Le claveciniste Kenneth Weiss (site officiel) est invité par Musique Baroque en Avignon, l’Opéra Grand Avignon, l’Orchestre National Avignon-Provence et la Scala (salle 600), pour interpréter, le 31 mai 2024, avec l’Onap et à sa tête, l’intégrale des Concertos brandebourgeois, un monument du répertoire. Echange avec un un très grand soliste.
-Kenneth Weiss, nous nous réjouissons d’entendre bientôt, en direct l’intégrale des Concertos brandebourgeois. Vous êtes le deuxième « baroqueux » américain que je rencontre, avec le ténor Zachary Wilder (voir notre entretien), venu étudier et travailler en Europe. L’Amérique n’a pas la même tradition que l’Europe ?
–Il est vrai que la tradition est née ici, et cela donne un autre aspect pour l’architecture, la langue, mais cette musique est étudiée et jouée en Amérique aussi.
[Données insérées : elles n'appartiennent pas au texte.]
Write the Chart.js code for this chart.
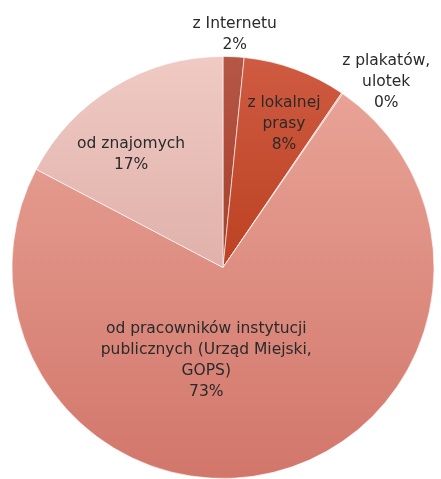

-Vous qui avez l’occasion de parcourir le monde, comment la musique baroque est-elle reçue ailleurs ? Voyez-vous une différence de réception d’un pays à l’autre, ou peut-on parler d’universalité ?
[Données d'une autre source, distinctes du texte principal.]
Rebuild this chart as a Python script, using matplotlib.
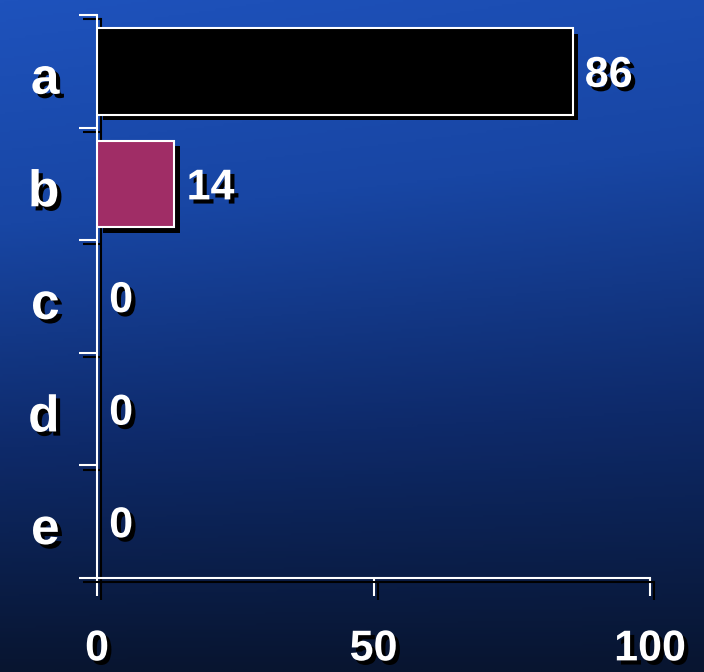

–On peut vraiment parler de l’universalité de Bach, comme de toute la musique classique, mais, parmi tous les classiques, c’est sans doute Bach le plus universel. Mais j’aime particulièrement le jouer en France et en Espagne, où le public est particulièrement réceptif.
-Et quant aux Brandebourgeois précisément ? Vous les avez joués en Amérique, je crois.
–Il y a des pays où je ne les ai jamais joués, mais en Amérique oui. C’est d’ailleurs une tradition de les jouer pour Noël, aux Etats-Unis et en Nouvelle Angleterre.
-Avec quel type de formation ? Des orchestres permanents, des groupes occasionnels ?
–Des groupes constitués. C’est une tradition new-yorkaise pour les orchestres, mais pas toujours avec les mêmes musiciens.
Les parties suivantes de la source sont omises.